Frank is expected to stick with a 4-3-3 shape, with a lively-looking attacking trio of Igor Thiago, Kevin Schade, and Keane Lewis-Potter. Their task will be not just to break their duck on Merseyside, but to set the right tone for an away resurgence as the second half of the season unfolds.
While goals have proved hard to come by for both sides in this fixture in recent times, Sunday’s contest is rich with subplots. Can Everton’s back line hold firm against Brentford’s pacy front three? Will Barry find the space and service he needs to make the difference for Moyes? And—familiar January story though it may be—can Everton turn the page on a wretched New Year opening record?
For Brentford, the challenge is as much psychological as tactical. The longer their Merseyside goal drought continues, the more it may weigh on a squad eager to prove their top-flight credentials once again. This fixture looks set to be keenly contested in midfield, where Brentford’s engine room will look to seize control against an unpredictable Everton side.
With the season’s midpoint fast approaching, both clubs are desperate for momentum.

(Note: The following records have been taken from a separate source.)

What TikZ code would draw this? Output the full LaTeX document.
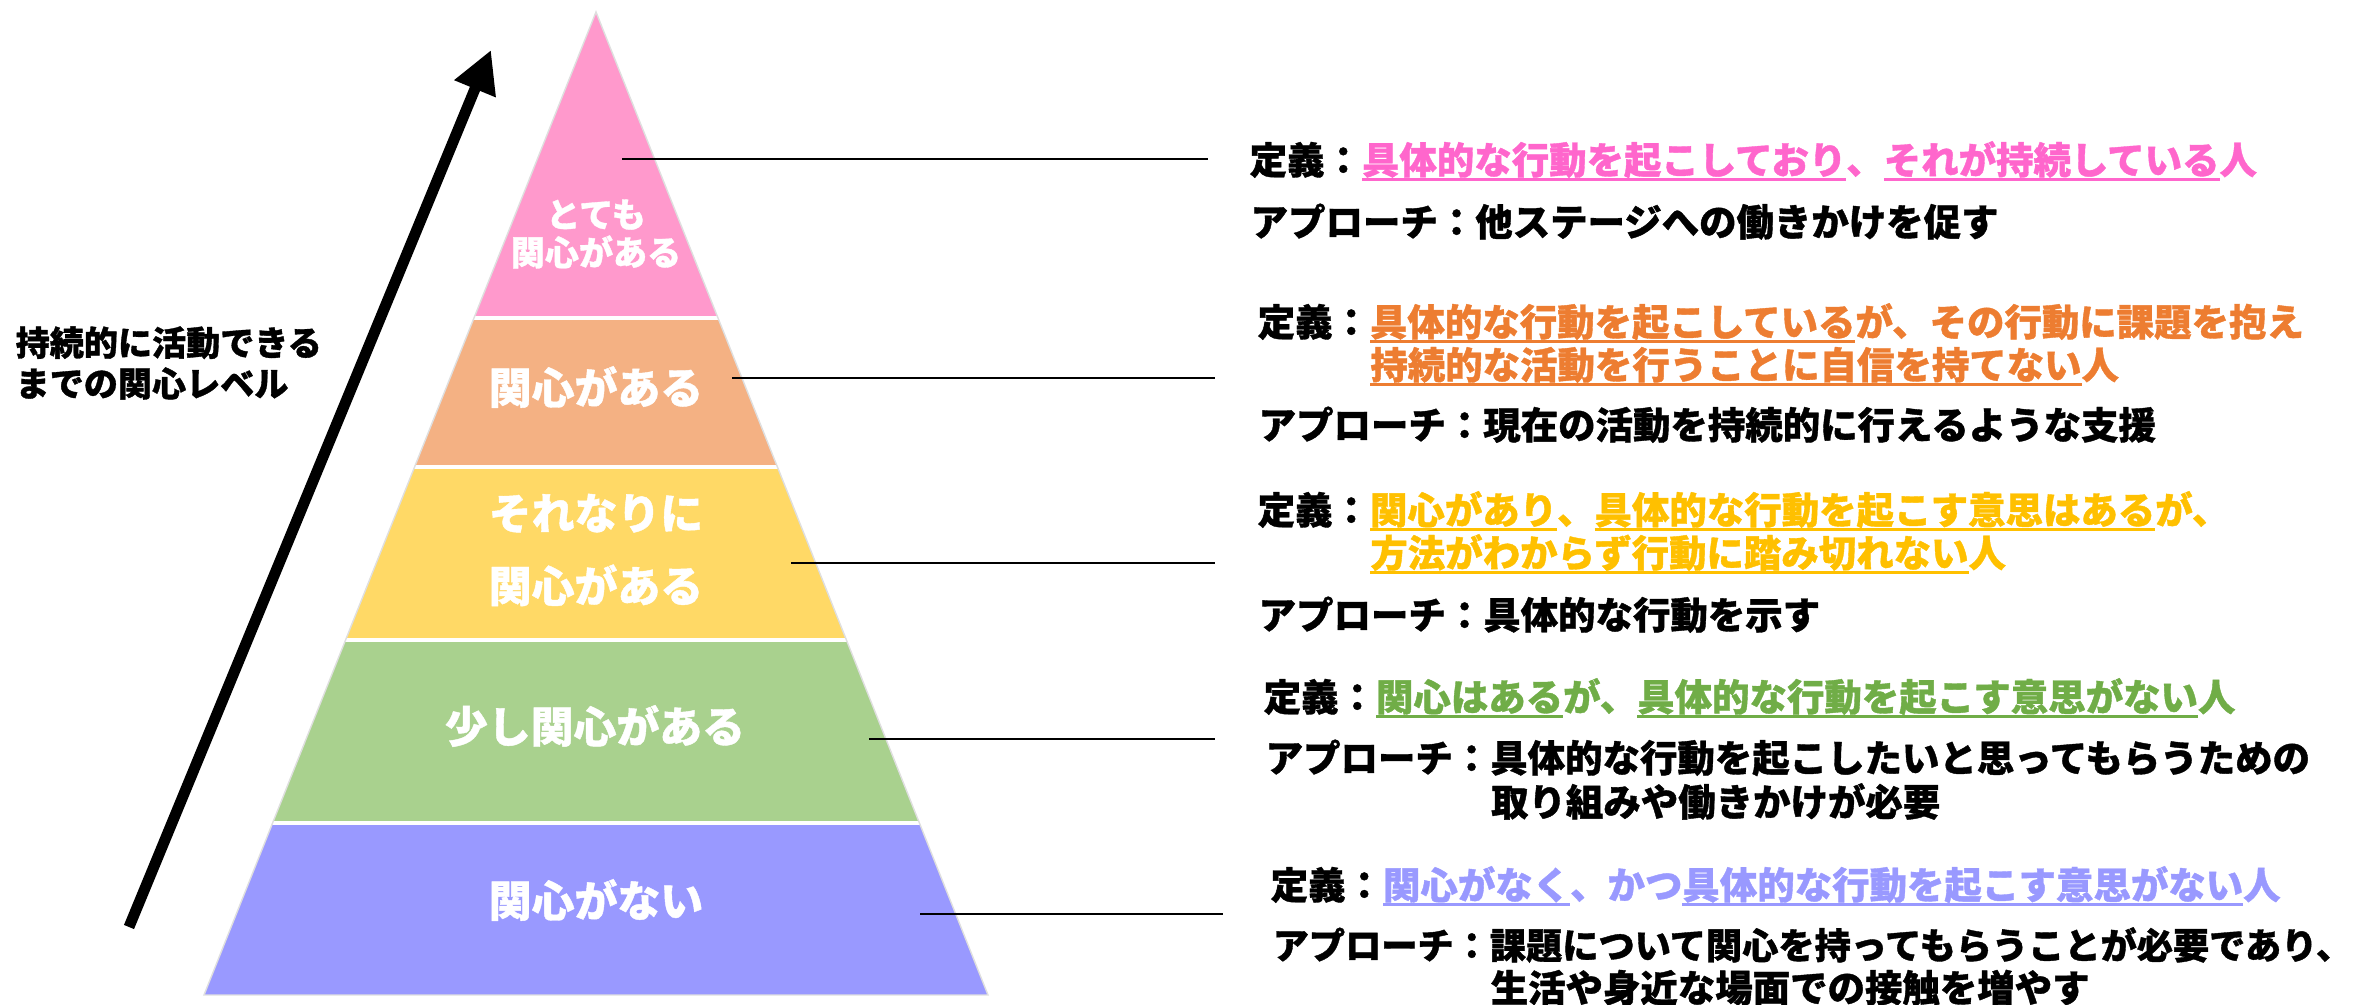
\documentclass[tikz,border=0pt]{standalone}
\usepackage{fontspec}
\setmainfont{Noto Sans CJK JP}[BoldFeatures={FakeBold=1}]
\usetikzlibrary{arrows.meta, calc}
\definecolor{tpink}{HTML}{FF99CC}
\definecolor{torange}{HTML}{F4B183}
\definecolor{tyellow}{HTML}{FFD966}
\definecolor{tgreen}{HTML}{A9D18E}
\definecolor{tblue}{HTML}{9999FF}
\definecolor{ptxt}{HTML}{FF66CC}
\definecolor{otxt}{HTML}{ED7D31}
\definecolor{ytxt}{HTML}{FFC000}
\definecolor{gtxt}{HTML}{70AD47}
\definecolor{btxt}{HTML}{9999FF}
\newcommand{\undl}[1]{\sbox0{#1}\rlap{\rule[-0.175em]{\wd0}{0.08em}}\usebox0}
\tikzset{%
    lvl/.style={text=white, align=center, inner sep=0pt, font=\bfseries\fontsize{12.2}{20.7}\selectfont},
    txt/.style={anchor=base west, inner sep=0pt, font=\bfseries\fontsize{10.65}{12}\selectfont},
    con/.style={line width=0.85pt},
    sep/.style={white, line width=1.2pt},
    arr/.style={line width=3.1pt, -{Triangle[length=0.42cm, width=0.42cm]}},
}
\begin{document}
\begin{tikzpicture}
    \useasboundingbox (0,0) rectangle (23.72,-10.05);
    \coordinate (top) at (5.96,-0.12);
    \coordinate (bl) at (2.04,-9.95);
    \coordinate (br) at (9.88,-9.95);
    % pyramid
    \begin{scope}
        \clip (top)--(bl)--(br)--cycle;
        \foreach \ya/\yb/\col in {-0.12/-3.18/tpink, -3.18/-4.67/torange, -4.67/-6.40/tyellow, -6.40/-8.23/tgreen, -8.23/-9.95/tblue}
            \fill[\col] (2,\ya) rectangle (10,\yb);
        \foreach \y in {-3.18,-4.67,-6.40,-8.23}
            \draw[sep] (2,\y)--(10,\y);
    \end{scope}
    \draw[gray!25, line width=0.4pt] (top)--(bl)--(br)--cycle;
    \node[lvl, font=\bfseries\fontsize{9.7}{10.8}\selectfont] (l1) at (5.96,-2.34) {とても\\関心がある};
    \node[lvl] (l2) at (5.96,-3.87) {関心がある};
    \node[lvl] (l3) at (5.96,-5.50) {それなりに\\関心がある};
    \node[lvl] (l4) at (5.95,-7.26) {少し関心がある};
    \node[lvl] (l5) at (5.96,-9.00) {関心がない};
    % arrow
    \node[anchor=west, align=left, inner sep=0pt, font=\bfseries\fontsize{9.7}{11.6}\selectfont] (lv) at (0.15,-3.63) {持続的に活動できる\\までの関心レベル};
    \coordinate (low) at (1.29,-9.27);
    \coordinate (high) at (4.91,-0.50);
    \draw[arr] (low)--(high);
    % connectors
    \coordinate (s1) at (6.22,-1.59); \coordinate (e1) at (12.08,-1.59);
    \coordinate (s2) at (7.32,-3.78); \coordinate (e2) at (12.15,-3.78);
    \coordinate (s3) at (7.91,-5.63); \coordinate (e3) at (12.15,-5.63);
    \coordinate (s4) at (8.69,-7.39); \coordinate (e4) at (12.15,-7.39);
    \coordinate (s5) at (9.20,-9.14); \coordinate (e5) at (12.23,-9.14);
    \foreach \i in {1,...,5}
        \draw[con] (s\i)--(e\i);
    % texts
    \node[txt] (d1) at (12.49,-1.74) {定義：\textcolor{ptxt}{\undl{具体的な行動を起こしており}、\undl{それが持続している}人}};
    \node[txt] (a1) at (12.50,-2.36) {アプローチ：他ステージへの働きかけを促す};
    \node[txt] (d2) at (12.57,-3.36) {定義：\textcolor{otxt}{\undl{具体的な行動を起こしている}が、その行動に課題を抱え}};
    \node[txt] (d2b) at ($(d2.base west)+(1.127,-0.43)$) {\textcolor{otxt}{\undl{持続的な活動を行うことに自信を持てない}人}};
    \node[txt] (a2) at (12.58,-4.39) {アプローチ：現在の活動を持続的に行えるような支援};
    \node[txt] (d3) at (12.57,-5.24) {定義：\textcolor{ytxt}{\undl{関心があり}、\undl{具体的な行動を起こす意思はある}が、}};
    \node[txt] (d3b) at ($(d3.base west)+(1.127,-0.43)$) {\textcolor{ytxt}{\undl{方法がわからず行動に踏み切れない}人}};
    \node[txt] (a3) at (12.58,-6.29) {アプローチ：具体的な行動を示す};
    \node[txt] (d4) at (12.63,-7.11) {定義：\textcolor{gtxt}{\undl{関心はある}が、\undl{具体的な行動を起こす意思がない}人}};
    \node[txt] (a4) at (12.65,-7.72) {アプローチ：具体的な行動を起こしたいと思ってもらうための};
    \node[txt] (a4b) at ($(a4.base west)+(2.254,-0.44)$) {取り組みや働きかけが必要};
    \node[txt] (d5) at (12.70,-8.99) {定義：\textcolor{btxt}{\undl{関心がなく}、かつ\undl{具体的な行動を起こす意思がない}人}};
    \node[txt, font=\bfseries\fontsize{10.3}{12}\selectfont] (a5) at (12.72,-9.59) {アプローチ：課題について関心を持ってもらうことが必要であり、};
    \node[txt] (a5b) at ($(a5.base west)+(2.18,-0.43)$) {生活や身近な場面での接触を増やす};
\end{tikzpicture}
\end{document}
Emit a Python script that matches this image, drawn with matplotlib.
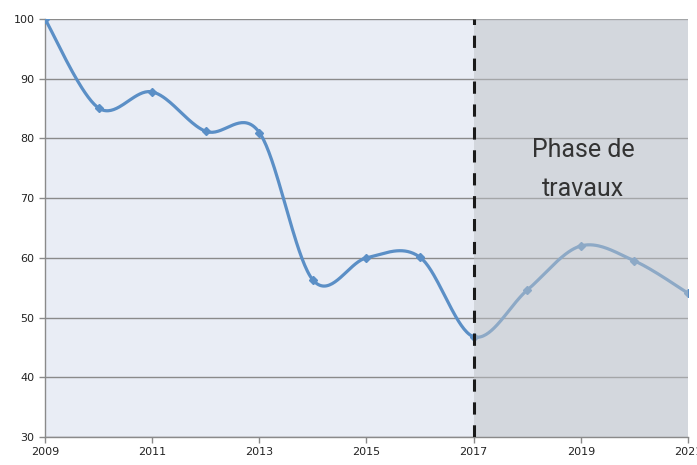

Everton need three points to keep distance from the relegation quicksand and prove that lessons from past January stumbles have been learned. Brentford, on the other hand, must arrest their alarming away form before it saps the confidence built at home.
While recent head-to-head trends lend some optimism to Everton, football’s calendar has a knack for pitting the superstitious against the statistical. As both sides eye a strong start to 2026, Sunday’s clash suggests tension, tight margins, and, just maybe, a New Year’s surprise on Merseyside. Fans could do worse than keep the kettle warm—because this may come down to the final moments, as yet another chapter is written in the unpredictable rivalry between these two Premier League sides.